Published time: September 12, 2011 11:32
Edited time: September 12, 2011 18:22
Yaroslavl : Russian rescuers and investigators work at the crash site of a plane with Russian ice hockey team Lokomotiv Yaroslavl aboard near in the city of Yaroslavl. (AFP Photo / Pool / Maxim Shipenkov)

Yaroslavl : Russian rescuers and investigators work at the crash site of a plane with Russian ice hockey team Lokomotiv Yaroslavl aboard near in the city of Yaroslavl. (AFP Photo / Pool / Maxim Shipenkov)

The Yak-42 that crashed near Yaroslavl taking 44 lives last week was in proper mechanical condition and the latest repairs were done to all requirements, the transport prosecution has ruled. Pilot error is the most likely cause of the tragic crash.

The last scheduled service of the plane was in August, during which the right engine was replaced and all other defects were reportedly eliminated. All these repairs were certified and correspond to requirements informed the transport prosecution.

The company that provided technical maintenance of the Yakovlev Yak-42 aircraft was inspected by experts from the Russian transport prosecution. 

An investigation by the Interstate Aviation Committee also failed to find any irregularities in the aircraft’s condition and operation prior to the crash, a spokesperson for the regulator said on Monday.

“The preliminary analysis showed that the lifting weight was within the norm; the pre-start check of control channels by the crew revealed no errors…Flight recorders so far revealed no signs of commands which would indicate sudden failures,” the committee said.

As earlier investigation ruled out the possibility that low-quality fuel could have been a cause of the tragedy. Technical problems and pilot error were the likely reasons behind the Yakovlev Yak-42 plane crash.

While the technical problem theory appears less possible on Monday, the most likely cause of the tragedy remains pilot error.

“Pilots may not have accelerated enough and forced the engines too late. When the plane hit the homing beacon mast, there was no chance to bring the machine under control,” a source in law enforcement told Interfax new agency on Monday. “This version is seen as the most likely,” he added. Though no official comments have been released so far concerning this scenario.

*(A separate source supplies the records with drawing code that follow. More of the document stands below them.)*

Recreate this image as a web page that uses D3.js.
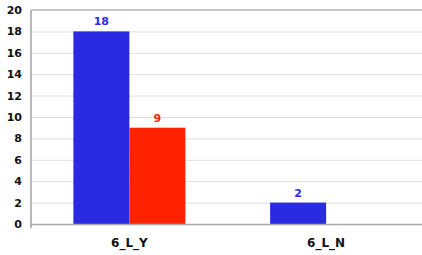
<!DOCTYPE html>
<html lang="en">
<head>
<meta charset="UTF-8">
<script src="https://cdnjs.cloudflare.com/ajax/libs/d3/7.8.5/d3.min.js"></script>
<style>
  body { margin: 0; background: #fff; }
  text { font-family: "DejaVu Sans", Verdana, sans-serif; font-weight: bold; }
</style>
</head>
<body>
<svg id="chart" width="422" height="255"></svg>
<script>
const categories = ['6_L_Y', '6_L_N'];
const seriesNames = ['blue', 'red'];
const blueValues = [18, 2];
const redValues = [9, 0];
const colors = ['#2a2ae2', '#ff2200'];
const yTicks = [0, 2, 4, 6, 8, 10, 12, 14, 16, 18, 20];

const svg = d3.select('#chart');
const plotLeft = 31, plotRight = 424.5, plotTop = 10, plotBottom = 224;

const x0 = d3.scalePoint().domain(categories).range([plotLeft, plotRight]).padding(0.5);
const groupW = 112;
const x1 = d3.scaleBand().domain(seriesNames).range([0, groupW]);
const y = d3.scaleLinear().domain([0, 20]).range([plotBottom, plotTop]);

// gridlines
svg.append('g')
  .selectAll('line')
  .data(yTicks.filter(t => t > 0 && t < 20))
  .enter().append('line')
  .attr('x1', plotLeft).attr('x2', 422)
  .attr('y1', d => y(d) + 0.5).attr('y2', d => y(d) + 0.5)
  .style('stroke', '#dedede');

// top border
svg.append('line')
  .attr('x1', plotLeft).attr('x2', 422)
  .attr('y1', y(20)).attr('y2', y(20))
  .style('stroke', '#c4c4c4').style('stroke-width', 2);

// y axis labels
svg.append('g')
  .selectAll('text')
  .data(yTicks)
  .enter().append('text')
  .attr('x', 22)
  .attr('y', d => y(d) + 4)
  .attr('text-anchor', 'end')
  .style('font-size', '11px')
  .style('fill', '#111')
  .text(d => d);

// bars
const data = categories.map((c, i) => ({
  cat: c,
  values: [blueValues[i], redValues[i]]
}));

const group = svg.append('g')
  .selectAll('g')
  .data(data)
  .enter().append('g')
  .attr('transform', d => 'translate(' + (x0(d.cat) - groupW / 2) + ',0)');

group.selectAll('rect')
  .data(d => d.values.map((v, j) => ({ s: seriesNames[j], v: v, j: j })))
  .enter().append('rect')
  .attr('x', d => x1(d.s))
  .attr('width', x1.bandwidth())
  .attr('y', d => y(d.v))
  .attr('height', d => plotBottom - y(d.v))
  .style('fill', d => colors[d.j]);

group.selectAll('text')
  .data(d => d.values.map((v, j) => ({ s: seriesNames[j], v: v, j: j })).filter(d => d.v > 0))
  .enter().append('text')
  .attr('x', d => x1(d.s) + x1.bandwidth() / 2)
  .attr('y', d => y(d.v) - 6)
  .attr('text-anchor', 'middle')
  .style('font-size', '11px')
  .style('fill', d => colors[d.j])
  .text(d => d.v);

// left and bottom axis lines
svg.append('line')
  .attr('x1', plotLeft).attr('x2', plotLeft)
  .attr('y1', plotTop).attr('y2', plotBottom + 4)
  .style('stroke', '#b8b8b8').style('stroke-width', 2);
svg.append('line')
  .attr('x1', plotLeft).attr('x2', 422)
  .attr('y1', plotBottom + 0.5).attr('y2', plotBottom + 0.5)
  .style('stroke', '#a8a8a8').style('stroke-width', 1.5);

// category labels
svg.append('g')
  .selectAll('text')
  .data(categories)
  .enter().append('text')
  .attr('x', x0)
  .attr('y', 247)
  .attr('text-anchor', 'middle')
  .style('font-size', '12px')
  .style('fill', '#111')
  .text(d => d);
</script>
</body>
</html>
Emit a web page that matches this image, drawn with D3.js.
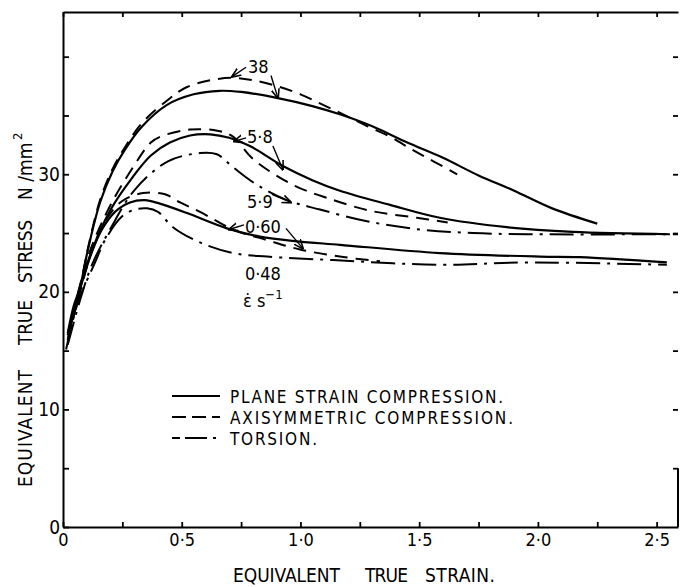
<!DOCTYPE html>
<html>
<head>
<meta charset="utf-8">
<script src="https://cdn.jsdelivr.net/npm/d3@7/dist/d3.min.js"></script>
<style>
body { margin: 0; background: #fff; }
text { font-family: "DejaVu Sans Condensed", "DejaVu Sans", sans-serif; fill: #000; }
</style>
</head>
<body>
<svg id="chart" width="680" height="587"></svg>
<script>
// [equivalent true strain, equivalent true stress N/mm2]
const psc38 = [[0.02,16.5],[0.045,18.8],[0.072,20.4],[0.105,23.6],[0.156,27.6],[0.21,30.3],[0.261,32.1],[0.33,34.0],[0.438,35.9],[0.55,36.8],[0.66,37.1],[0.75,37.0],[0.9,36.5],[1.05,35.8],[1.166,35.1],[1.3,34.1],[1.45,32.7],[1.6,31.4],[1.75,29.9],[1.9,28.6],[2.06,27.1],[2.25,25.8]];
const axi38 = [[0.02,16.5],[0.07,20.3],[0.105,23.7],[0.156,27.8],[0.21,30.5],[0.261,32.3],[0.33,34.3],[0.44,36.3],[0.52,37.4],[0.62,38.0],[0.716,38.2],[0.8,38.0],[0.9,37.5],[1.0,36.8],[1.095,35.9],[1.18,35.1],[1.28,34.1],[1.377,33.2],[1.47,32.1],[1.56,31.1],[1.66,30.0]];
const psc58 = [[0.02,16.3],[0.063,19.7],[0.114,23.1],[0.198,26.9],[0.295,29.8],[0.37,31.6],[0.45,32.7],[0.535,33.3],[0.62,33.4],[0.7,33.1],[0.787,32.4],[0.926,30.7],[1.05,29.5],[1.166,28.6],[1.377,27.4],[1.587,26.3],[1.869,25.5],[2.147,25.1],[2.556,24.9]];
const axi58 = [[0.02,16.3],[0.063,19.9],[0.114,23.5],[0.198,27.3],[0.295,30.6],[0.37,32.7],[0.41,33.2],[0.535,33.8],[0.65,33.7],[0.716,33.2],[0.8,31.3],[0.968,29.1],[1.11,28.0],[1.293,26.9],[1.49,26.3],[1.62,25.9]];
const tor59 = [[0.02,15.5],[0.072,19.3],[0.122,22.3],[0.198,25.3],[0.303,28.7],[0.442,31.1],[0.577,31.8],[0.648,31.7],[0.716,30.6],[0.817,29.1],[0.943,27.8],[1.082,27.0],[1.28,26.0],[1.503,25.3],[1.726,25.0],[1.954,24.9],[2.59,24.9]];
const psc060 = [[0.02,15.9],[0.05,18.6],[0.08,20.8],[0.122,23.4],[0.164,25.3],[0.219,26.8],[0.282,27.6],[0.345,27.8],[0.408,27.5],[0.522,26.7],[0.69,25.4],[0.829,24.7],[0.985,24.3],[1.166,24.0],[1.587,23.3],[2.008,23.0],[2.177,22.95],[2.543,22.5]];
const axi060 = [[0.02,15.9],[0.072,20.0],[0.122,23.5],[0.177,26.0],[0.248,27.7],[0.337,28.4],[0.43,28.3],[0.493,27.6],[0.577,26.8],[0.716,25.3],[0.859,24.4],[0.998,23.6],[1.166,23.0],[1.335,22.6]];
const tor048 = [[0.013,15.1],[0.063,19.1],[0.135,22.5],[0.177,24.4],[0.248,26.4],[0.303,27.0],[0.354,27.1],[0.4,26.8],[0.463,25.5],[0.577,24.2],[0.716,23.3],[0.859,23.0],[1.137,22.7],[1.587,22.3],[1.954,22.5],[2.543,22.3]];

const xTicks = [0, 0.25, 0.5, 0.75, 1.0, 1.25, 1.5, 1.75, 2.0, 2.25, 2.5];
const xLabels = ["0", "", "0·5", "", "1·0", "", "1·5", "", "2·0", "", "2·5"];
const yTicks = [0, 5, 10, 15, 20, 25, 30, 35, 40];
const yLabels = ["0", "", "10", "", "20", "", "30", "", ""];

const rateLabels = ["38", "5·8", "5·9", "0·60", "0·48"];
const ratePos = [[0.779, 38.6], [0.775, 32.7], [0.775, 27.1], [0.766, 25.0], [0.766, 21.0]];
// leader lines [x1, y1, x2, y2] in data units
const leaders = [[0.771,39.1,0.712,38.3],[0.876,38.4,0.905,36.5],[0.771,33.1,0.72,32.8],[0.884,32.4,0.926,30.4],[0.88,28.3,0.96,27.6],[0.762,25.7,0.699,25.3],[0.939,25.4,1.01,23.7]];

const legendLabels = ["PLANE STRAIN COMPRESSION.", "AXISYMMETRIC COMPRESSION.", "TORSION."];

const svg = d3.select("#chart");
const x = d3.scaleLinear().domain([0, 2.59]).range([63, 678]);
const y = d3.scaleLinear().domain([0, 43.8]).range([527, 12]);

const dashFor = { solid: null, dashed: "13,8", dashdot: "24,7,3,7" };
const series = [
    { data: psc38, style: "solid" }, { data: axi38, style: "dashed" },
    { data: psc58, style: "solid" }, { data: axi58, style: "dashed" }, { data: tor59, style: "dashdot" },
    { data: psc060, style: "solid" }, { data: axi060, style: "dashed" }, { data: tor048, style: "dashdot" }
];

svg.append("defs").append("marker")
    .attr("id", "head").attr("viewBox", "0 0 10 10")
    .attr("refX", 9).attr("refY", 5)
    .attr("markerWidth", 7).attr("markerHeight", 7)
    .attr("orient", "auto")
    .append("path").attr("d", "M0,1 L10,5 L0,9").attr("fill", "none").attr("stroke", "#000").attr("stroke-width", 1.6);

// axes
const fmtX = d => xLabels[xTicks.indexOf(d)];
const fmtY = d => yLabels[yTicks.indexOf(d)];

function styleAxis(g) {
    g.selectAll("path.domain").attr("stroke", "#000").attr("stroke-width", 2);
    g.selectAll(".tick line").attr("stroke", "#000").attr("stroke-width", 1.8);
    g.attr("font-family", null).attr("font-size", 18);
}

svg.append("g").attr("transform", `translate(0,${ y(0) })`)
    .call(d3.axisBottom(x).tickValues(xTicks).tickSize(-5).tickSizeOuter(0).tickPadding(6).tickFormat(fmtX))
    .call(styleAxis);
svg.append("g").attr("transform", `translate(${ x(0) },0)`)
    .call(d3.axisLeft(y).tickValues(yTicks).tickSize(-6).tickSizeOuter(0).tickPadding(3).tickFormat(fmtY))
    .call(styleAxis)
    .attr("font-size", 19);
svg.append("g").attr("transform", `translate(0,${ y(43.8) })`)
    .call(d3.axisTop(x).tickValues(xTicks).tickSize(-5).tickSizeOuter(0).tickFormat(""))
    .call(styleAxis);
const right = svg.append("g").attr("transform", `translate(${ x(2.59) },0)`)
    .call(d3.axisRight(y).tickValues(yTicks.slice(1)).tickSize(-5).tickSizeOuter(0).tickFormat(""))
    .call(styleAxis);
right.select("path.domain").remove();
right.append("line").attr("y1", y(5)).attr("y2", y(0)).attr("stroke", "#000").attr("stroke-width", 2);

// curves
const line = d3.line().x(d => x(d[0])).y(d => y(d[1])).curve(d3.curveCatmullRom.alpha(0.5));
svg.append("g").selectAll("path").data(series).join("path")
    .attr("d", d => line(d.data))
    .attr("fill", "none").attr("stroke", "#000")
    .attr("stroke-width", d => d.style === "solid" ? 2.2 : 2)
    .attr("stroke-dasharray", d => dashFor[d.style]);

// strain-rate labels and leaders
svg.append("g").selectAll("text").data(rateLabels).join("text")
    .attr("x", (d, i) => x(ratePos[i][0])).attr("y", (d, i) => y(ratePos[i][1]))
    .attr("font-size", 18).text(d => d);
svg.append("g").selectAll("line").data(leaders).join("line")
    .attr("x1", d => x(d[0])).attr("y1", d => y(d[1]))
    .attr("x2", d => x(d[2])).attr("y2", d => y(d[3]))
    .attr("stroke", "#000").attr("stroke-width", 1.4)
    .attr("marker-end", "url(#head)");
const unit = svg.append("text").attr("x", x(0.758)).attr("y", y(18.7)).attr("font-size", 18);
unit.append("tspan").text("ε̇ s");
unit.append("tspan").attr("dy", -8).attr("font-size", 13).text("−1");

// legend
const legend = svg.append("g");
const legendStyles = ["solid", "dashed", "dashdot"];
const legendDash = [null, "14,6", "8,5,22,6,3,30"];
const legendWidth = [273, 283, 87];
legendLabels.forEach((label, i) => {
    const ly = 396 + i * 21;
    legend.append("line").attr("x1", 172).attr("x2", 220).attr("y1", ly).attr("y2", ly)
        .attr("stroke", "#000").attr("stroke-width", legendStyles[i] === "solid" ? 2.2 : 2)
        .attr("stroke-dasharray", legendDash[i]);
    legend.append("text").attr("x", 230).attr("y", ly + 7).attr("font-size", 17)
        .attr("textLength", legendWidth[i]).attr("lengthAdjust", "spacing").text(label);
});

// axis titles
const xTitle = [["EQUIVALENT", 233, 107], ["TRUE", 365, 43], ["STRAIN.", 425, 70]];
xTitle.forEach(([t, px, w]) => {
    svg.append("text").attr("x", px).attr("y", 582).attr("font-size", 19)
        .attr("textLength", w).attr("lengthAdjust", "spacing").text(t);
});
const yTitle = [["EQUIVALENT", 487, 117], ["TRUE", 345, 45], ["STRESS", 283, 63]];
yTitle.forEach(([t, py, w]) => {
    svg.append("text").attr("transform", `translate(32,${ py }) rotate(-90)`).attr("font-size", 19)
        .attr("textLength", w).attr("lengthAdjust", "spacing").text(t);
});
svg.append("text").attr("transform", "translate(32,200) rotate(-90)").attr("font-size", 19).text("N /mm");
svg.append("text").attr("transform", "translate(22,140) rotate(-90)").attr("font-size", 13).text("2");
</script>
</body>
</html>
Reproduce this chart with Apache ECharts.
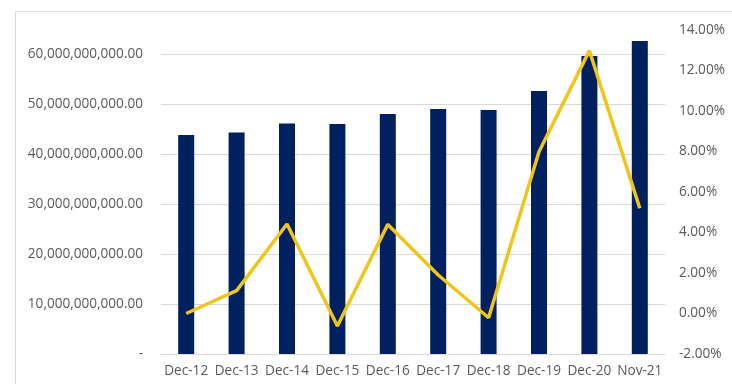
<!DOCTYPE html>
<html>
<head>
<meta charset="utf-8">
<script src="https://cdn.jsdelivr.net/npm/echarts@6/dist/echarts.min.js"></script>
<style>
html,body{margin:0;padding:0;background:#fff;}
#c{width:732px;height:384px;}
</style>
</head>
<body>
<div id="c"></div>
<script>
var categories = ['Dec-12','Dec-13','Dec-14','Dec-15','Dec-16','Dec-17','Dec-18','Dec-19','Dec-20','Nov-21'];
var barValues = [43.8e9, 44.3e9, 46.1e9, 46.0e9, 48.0e9, 49.0e9, 48.8e9, 52.6e9, 59.6e9, 62.6e9];
var lineValues = [0.0000, 0.0113, 0.0442, -0.0062, 0.0440, 0.0190, -0.0021, 0.0799, 0.1298, 0.0520];
var leftTicks = [0, 10e9, 20e9, 30e9, 40e9, 50e9, 60e9];
var rightTicks = [-0.02, 0, 0.02, 0.04, 0.06, 0.08, 0.10, 0.12, 0.14];

var font = 'Open Sans';
var txt = '#595959';
var fs = 13.6;
function fmtLeft(v){
  if (leftTicks.indexOf(v) < 0) return '';
  if (v === 0) return '-';
  var s = Math.round(v).toString().replace(/\B(?=(\d{3})+(?!\d))/g, ',');
  return s + '.00';
}
function fmtRight(v){
  return (v*100).toFixed(2) + '%';
}
var chart = echarts.init(document.getElementById('c'), null, {renderer:'canvas'});
chart.setOption({
  animation:false,
  backgroundColor:'#fff',
  graphic:[{type:'rect', shape:{x:15.5,y:11.5,width:740,height:400}, style:{fill:'none', stroke:'#d9d9d9', lineWidth:1}, z:-1}],
  grid:{left:161, right:67, top:30, bottom:30},
  xAxis:{
    type:'category', data:categories,
    axisLine:{show:true, lineStyle:{color:'#d9d9d9'}},
    axisTick:{show:false},
    axisLabel:{color:txt, fontFamily:font, fontSize:fs, margin:10, interval:0}
  },
  yAxis:[{
    type:'value', min:0, max:64.8e9, interval:10e9, position:'left',
    axisLine:{show:false}, axisTick:{show:false},
    axisLabel:{color:txt, fontFamily:font, fontSize:fs, margin:18, formatter:fmtLeft, showMaxLabel:false},
    splitLine:{show:true, lineStyle:{color:['#d9d9d9','#d9d9d9','#d9d9d9','#d9d9d9','#d9d9d9','#d9d9d9','#d9d9d9','rgba(0,0,0,0)']}}
  },{
    type:'value', min:-0.02, max:0.14, interval:0.02, position:'right',
    axisLine:{show:false}, axisTick:{show:false},
    axisLabel:{color:txt, fontFamily:font, fontSize:fs, margin:14, formatter:fmtRight},
    splitLine:{show:false}
  }],
  series:[{
    type:'bar', data:barValues, yAxisIndex:0, barWidth:16,
    itemStyle:{color:'#002060'}
  },{
    type:'line', data:lineValues, yAxisIndex:1, smooth:false,
    showSymbol:false, symbol:'none',
    lineStyle:{color:'#f0c419', width:3.5}
  }]
});
</script>
</body>
</html>
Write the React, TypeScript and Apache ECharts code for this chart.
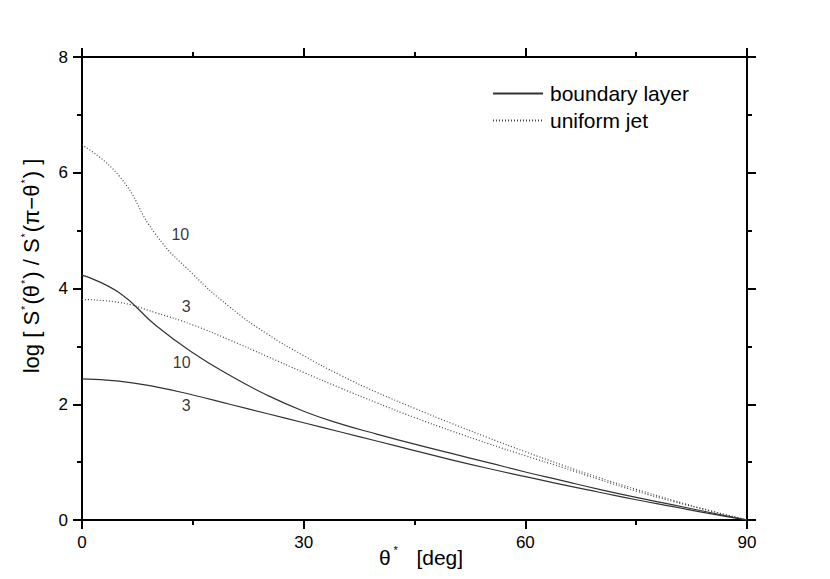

The examination of the flight recorders is expected in the coming days after the tape has dried. The “black boxes” contain the recording of the tragic flight, confirmed in the Interstate Aviation Committee.

After one of the two survivors of the last Wednesday crash died in hospital from severe injuries on Monday, flight crew member Aleksandr Sizov remains the only witness. His condition is listed as serious but stable. He has been moved to the main ward.

The investigation will have a chance to obtain evidence from Sizov only after he recovers sufficiently to be able to talk. This may become crucial information for the experts investigating the plane crash.